The homes are reflective of the rule that the circle is the strongest shape in nature. Arches, apses, tresses, curvatures and domes are used to create their structural balance and sturdiness. Not everyone realizes that the circle is the strongest shape in nature, reflected in the shape of the earth, our heads, eggs and bubbles. In the case of Khalili's designs, people are in fact building on this truth, while at the same time conserving wood and energy with the sustainability of the plans.

"Every man and woman should be able to build a home for his or her family, using the earth under their feet, and integrating some features of modern technology to make their homes resistant to fire, flood, hurricane, earthquake and other disasters," Khalili's quoted on his Institute's website as saying.

The cost to build an emergency shelter can be as low as $40, and a handful of people can build a shelter in a days' time. In short order, a 1000 people working side by side can erect enough shelters to house a village. The cost to build a permanent home, and have it be fully equipped with electrical power and utilities, ranges from $10,000 to $20,000.

In my article at, “A Call to Adopt Earth Architecture,” it states:

Superadobe buildings are built using more than 90 percent earth, and only a small amount of water and cement, lime, or asphalt emulsion to stabilize the earth mix. So, if used on a mass scale they could contribute greatly to the reduction of the amount of greenhouse gas emissions that flow into our atmosphere every day from smokestacks, tailpipes, and as a result of deforestation.

When ready, the earth mix is packed inside Superadobe fabric tubing, and the builder winds up with a sandbag of some predetermined length. One after another, sandbags are packed and laid in concentric circles to form domes, or, one on top of another to build the vertical walls of vaulted structures. Ultimately, they become the foundation, walls and roof of a home, school or office building. In shorter lengths, the bags are used to form tresses, apses, arches, and other curvatures.

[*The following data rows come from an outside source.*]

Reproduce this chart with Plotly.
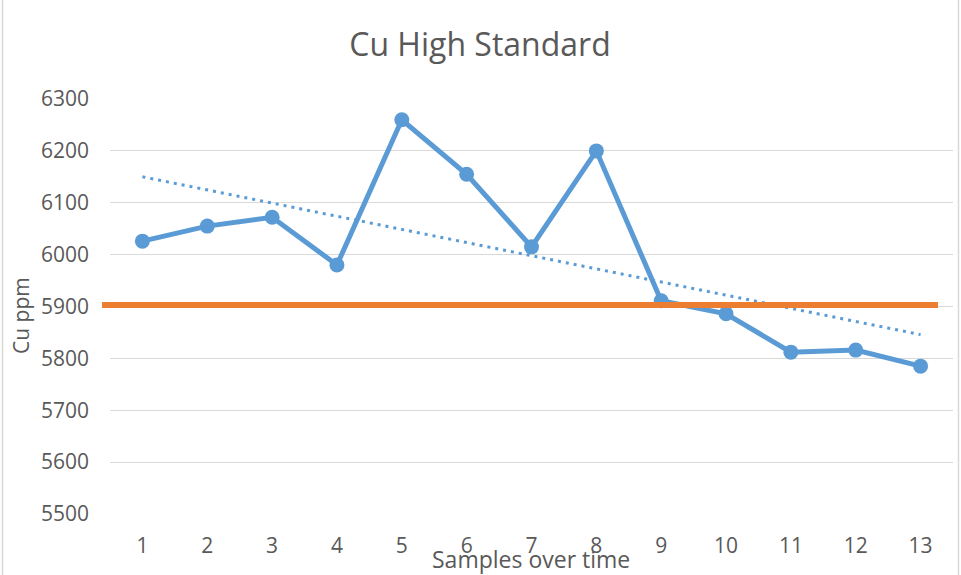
import numpy as np
import plotly.graph_objects as go

# Cu high-standard readings, one per sample run
samples = list(range(1, 14))
cu_ppm = [6026, 6055, 6072, 5980, 6260, 6155, 6015, 6200, 5911, 5886, 5812, 5816, 5785]
target_ppm = 5903
y_ticks = [5500, 5600, 5700, 5800, 5900, 6000, 6100, 6200, 6300]

BLUE = "#5B9BD5"
ORANGE = "#ED7D31"
GREY_TXT = "#595959"
GRID = "#D9D9D9"
FONT = "Open Sans"

# linear trend through the readings
slope, intercept = np.polyfit(samples, cu_ppm, 1)
trend = [slope * s + intercept for s in samples]

W, H = 961, 575
ML, MR, MT, MB = 110, 8, 99, 61
pw, ph = W - ML - MR, H - MT - MB

def px_x(p):
    return (p - ML) / pw

def px_y(p):
    return 1 - (p - MT) / ph

fig = go.Figure()

fig.add_trace(go.Scatter(
    x=samples, y=cu_ppm, mode="lines+markers",
    line=dict(color=BLUE, width=5),
    marker=dict(color=BLUE, size=15),
    showlegend=False, cliponaxis=False,
))
fig.add_trace(go.Scatter(
    x=samples, y=trend, mode="lines",
    line=dict(color=BLUE, width=3, dash="3px,5px"),
    showlegend=False,
))

shapes = [
    # target level
    dict(type="line", xref="paper", yref="y",
         x0=px_x(102), x1=px_x(938), y0=target_ppm, y1=target_ppm,
         line=dict(color=ORANGE, width=6), layer="above"),
    # chart border
    dict(type="rect", xref="paper", yref="paper",
         x0=px_x(2.5), x1=px_x(958.5), y0=px_y(H + 5), y1=px_y(-5),
         line=dict(color=GRID, width=1.5), layer="below"),
]

annotations = [
    dict(text="Samples over time", xref="paper", yref="paper",
         x=px_x(531), y=px_y(559), showarrow=False,
         font=dict(family=FONT, size=23, color=GREY_TXT),
         xanchor="center", yanchor="middle"),
    dict(text="Cu ppm", xref="paper", yref="paper",
         x=px_x(21), y=px_y(316), showarrow=False, textangle=-90,
         font=dict(family=FONT, size=21, color=GREY_TXT),
         xanchor="center", yanchor="middle"),
]

fig.update_layout(
    width=W, height=H,
    margin=dict(l=ML, r=MR, t=MT, b=MB),
    paper_bgcolor="white", plot_bgcolor="white",
    title=dict(text="Cu High Standard", x=480 / W, xref="container", y=1 - 45 / H,
               xanchor="center", yanchor="middle",
               font=dict(family=FONT, size=32, color=GREY_TXT)),
    font=dict(family=FONT, color=GREY_TXT),
    shapes=shapes,
    annotations=annotations,
    xaxis=dict(range=[0.5, 13.5], tickvals=samples, ticktext=[str(s) for s in samples],
               showgrid=False, zeroline=False, showline=False,
               ticks="", ticklabelstandoff=17,
               tickfont=dict(family=FONT, size=21, color=GREY_TXT)),
    yaxis=dict(range=[5500, 6300], tickvals=y_ticks,
               showgrid=True, gridcolor=GRID, gridwidth=1.3,
               zeroline=False, showline=False, ticks="", ticklabelstandoff=20,
               tickfont=dict(family=FONT, size=21, color=GREY_TXT)),
)

fig.write_html("out.html")
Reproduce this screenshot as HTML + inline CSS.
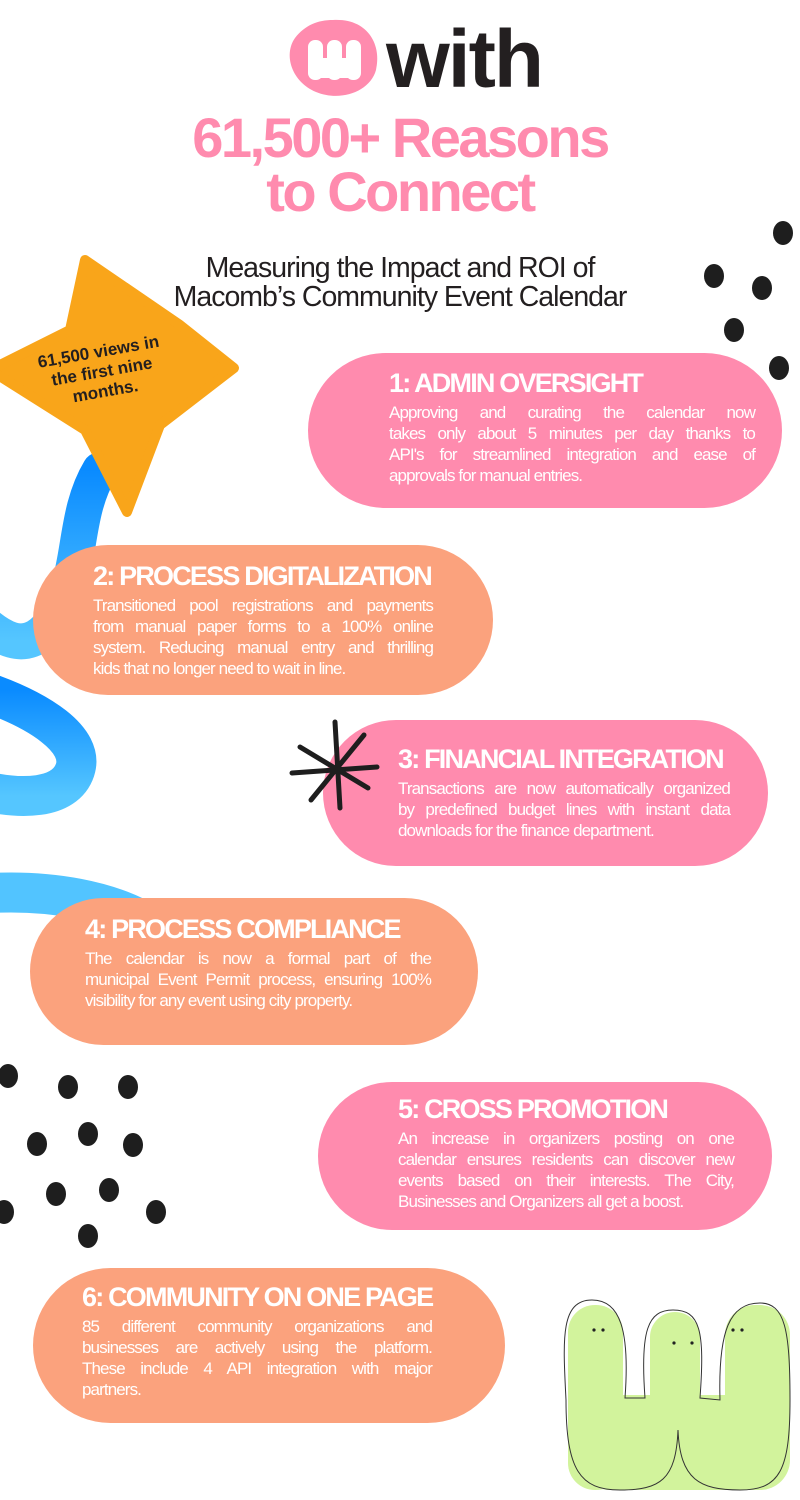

Between the compressed bags pieces of barbed wire help hold layers firmly together, and as the building grows in height, windows and doorways are cut out and cut pipe is inserted until construction's completed.

Earth mix is again used to provide a covering or insulating layer over the Superadobe walls. Finally, an attractive lime plaster is applied in place of more traditional paints.

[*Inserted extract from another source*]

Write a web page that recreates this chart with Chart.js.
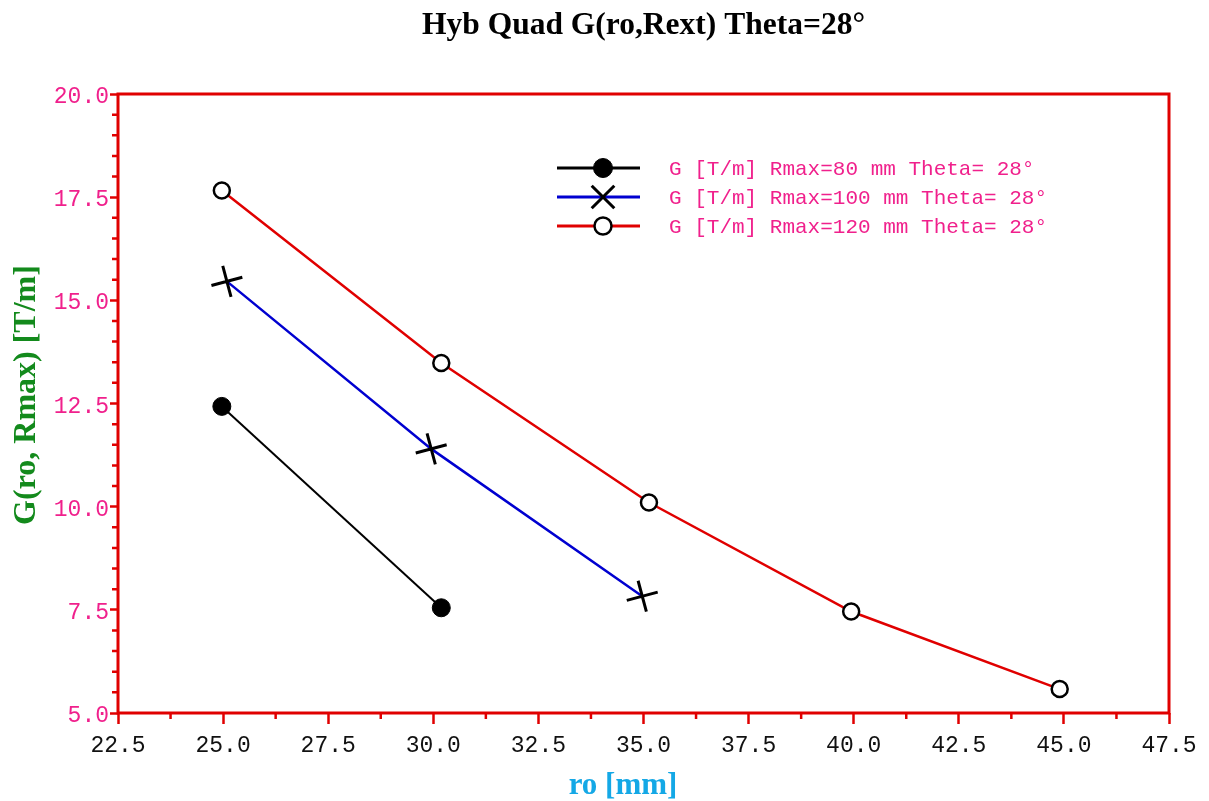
<!DOCTYPE html>
<html>
<head>
<meta charset="utf-8">
<title>Hyb Quad G(ro,Rext)</title>
<script src="https://cdn.jsdelivr.net/npm/chart.js@4/dist/chart.umd.min.js"></script>
<style>
  html, body { margin: 0; padding: 0; background: #fff; }
  canvas { display: block; }
</style>
</head>
<body>
<canvas id="quadChart" width="1209" height="801"></canvas>
<script>
// values
const ro80 = [24.97, 30.19];
const g80 = [12.43, 7.55];
const ro100 = [25.09, 29.95, 34.97];
const g100 = [15.46, 11.40, 7.83];
const ro120 = [24.97, 30.19, 35.13, 39.94, 44.90];
const g120 = [17.66, 13.48, 10.10, 7.46, 5.58];

const seriesLabels = [
    'G [T/m] Rmax=80 mm Theta= 28°',
    'G [T/m] Rmax=100 mm Theta= 28°',
    'G [T/m] Rmax=120 mm Theta= 28°'
];

const chartTitle = 'Hyb Quad G(ro,Rext) Theta=28°';
const xTitle = 'ro [mm]';
const yTitle = 'G(ro, Rmax) [T/m]';

const AXIS_RED = '#e00000';
const PINK = '#f0208c';
const MONO = '"Liberation Mono", "Courier New", monospace';
const SERIF = '"Liberation Serif", "Times New Roman", serif';

function toPoints(xs, ys) {
    return xs.map((x, i) => ({ x: x, y: ys[i] }));
}

// frame, minor ticks, titles, legend
const decorPlugin = {
    id: 'decor',
    afterDraw(chart) {
        const ctx = chart.ctx;
        const area = chart.chartArea;
        const xs = chart.scales.x;
        const ys = chart.scales.y;
        ctx.save();

        ctx.strokeStyle = AXIS_RED;
        ctx.lineWidth = 2.5;
        ctx.beginPath();
        for (let v = 5; v <= 20.001; v += 0.5) {
            if (Math.abs(v / 2.5 - Math.round(v / 2.5)) < 1e-6) continue;
            const py = ys.getPixelForValue(v);
            ctx.moveTo(area.left - 6, py);
            ctx.lineTo(area.left, py);
        }
        for (let v = 22.5; v <= 47.501; v += 1.25) {
            if (Math.abs(v / 2.5 - Math.round(v / 2.5)) < 1e-6) continue;
            const px = xs.getPixelForValue(v);
            ctx.moveTo(px, area.bottom);
            ctx.lineTo(px, area.bottom + 6);
        }
        ctx.stroke();

        ctx.lineWidth = 3;
        ctx.strokeRect(area.left, area.top, area.right - area.left, area.bottom - area.top);

        // main title
        ctx.fillStyle = '#000';
        ctx.font = 'bold 31.5px ' + SERIF;
        ctx.textAlign = 'center';
        ctx.textBaseline = 'middle';
        ctx.fillText(chartTitle, (area.left + area.right) / 2, 26);

        // x title
        ctx.fillStyle = '#14a8e6';
        ctx.font = 'bold 31px ' + SERIF;
        ctx.fillText(xTitle, 623, 786);

        // y title
        ctx.save();
        ctx.translate(27, 395);
        ctx.rotate(-Math.PI / 2);
        ctx.fillStyle = '#138a1c';
        ctx.font = 'bold 32px ' + SERIF;
        ctx.fillText(yTitle, 0, 0);
        ctx.restore();

        // legend
        const legendOpts = chart.data.datasets;
        ctx.font = '21px ' + MONO;
        ctx.textAlign = 'left';
        legendOpts.forEach((ds, i) => {
            const ly = 168 + i * 29;
            ctx.strokeStyle = ds.borderColor;
            ctx.lineWidth = 3;
            ctx.beginPath();
            ctx.moveTo(557, ly);
            ctx.lineTo(640, ly);
            ctx.stroke();
            ctx.fillStyle = ds.pointBackgroundColor;
            ctx.strokeStyle = ds.pointBorderColor;
            ctx.lineWidth = ds.pointBorderWidth;
            Chart.helpers.drawPoint(ctx, {
                pointStyle: i === 1 ? 'crossRot' : ds.pointStyle,
                radius: i === 1 ? 16 : ds.pointRadius + 0.5,
                rotation: 0,
                borderWidth: ds.pointBorderWidth
            }, 603, ly);
            ctx.fillStyle = PINK;
            ctx.fillText(seriesLabels[i], 669, ly + 1);
        });
        ctx.restore();
    }
};

const ctx = document.getElementById('quadChart').getContext('2d');
const quadChart = new Chart(ctx, {
    type: 'line',
    data: {
        datasets: [{
            label: seriesLabels[0],
            data: toPoints(ro80, g80),
            borderColor: '#000000',
            borderWidth: 2,
            pointStyle: 'circle',
            pointRadius: 9,
            pointBackgroundColor: '#000000',
            pointBorderColor: '#000000',
            pointBorderWidth: 1
        }, {
            label: seriesLabels[1],
            data: toPoints(ro100, g100),
            borderColor: '#0000d0',
            borderWidth: 2.5,
            pointStyle: 'cross',
            pointRotation: -15,
            pointRadius: 16,
            pointBackgroundColor: '#000000',
            pointBorderColor: '#000000',
            pointBorderWidth: 3
        }, {
            label: seriesLabels[2],
            data: toPoints(ro120, g120),
            borderColor: '#e00000',
            borderWidth: 2.5,
            pointStyle: 'circle',
            pointRadius: 8,
            pointBackgroundColor: '#ffffff',
            pointBorderColor: '#000000',
            pointBorderWidth: 2.5
        }]
    },
    options: {
        responsive: false,
        animation: false,
        layout: { padding: { top: 94, right: 40, left: 0, bottom: 0 } },
        plugins: {
            legend: { display: false },
            title: { display: false },
            tooltip: { enabled: false }
        },
        elements: { line: { tension: 0 } },
        scales: {
            x: {
                type: 'linear',
                min: 22.5,
                max: 47.5,
                afterFit(scale) { scale.height = 88; },
                border: { display: false },
                grid: {
                    drawOnChartArea: false,
                    drawTicks: true,
                    tickLength: 11,
                    tickWidth: 2.5,
                    tickColor: AXIS_RED
                },
                ticks: {
                    stepSize: 2.5,
                    autoSkip: false,
                    maxRotation: 0,
                    padding: 8,
                    color: '#111',
                    font: { family: MONO, size: 23 },
                    callback: v => Number(v).toFixed(1)
                }
            },
            y: {
                type: 'linear',
                min: 5,
                max: 20,
                afterFit(scale) { scale.width = 118; },
                border: { display: false },
                grid: {
                    drawOnChartArea: false,
                    drawTicks: true,
                    tickLength: 8,
                    tickWidth: 2.5,
                    tickColor: AXIS_RED
                },
                ticks: {
                    stepSize: 2.5,
                    autoSkip: false,
                    padding: 1,
                    labelOffset: 3,
                    color: PINK,
                    font: { family: MONO, size: 23 },
                    callback: v => Number(v).toFixed(1)
                }
            }
        }
    },
    plugins: [decorPlugin]
});
</script>
</body>
</html>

The interior design of the building includes benches, shelves, and bars that are made from the same earthen materials that were used to build the shell.

Ultimately, no trees are cut down in the building process, and very little steel and concrete is used.

The purpose of a Superadobe building is that it stands in harmony with nature, its design is in many ways energy-efficient by default.

The earthen walls of Superadobe absorb heat during the day that is released into the interior of the structure at night when there is a general cooling in temperature outside, so by three a.m. or so your home is essentially being heated by the sunshine it received the day before. At midday, the thick walls absorb and hold the heat so that the shaded interior remains cool, and a flow of energy persists cyclically day in and day out.

Built-in wind scoops help to vent and adjust room temperatures.

Since regular pumps and equipment are normally installed in Superadobe buildings, it's easy to combine the built-in heating and cooling system with a more conventional furnace unit.

It would be an amazing experience for veterans to learn to build this way, and simultaneously they would be gaining shelter.

The goal is to house vets and help provide them with jobs. But first comes housing matters in many cases. A foundation on which to build a life. Superadobe can be a rich means of realizing the goal of helping vets who right now have no home.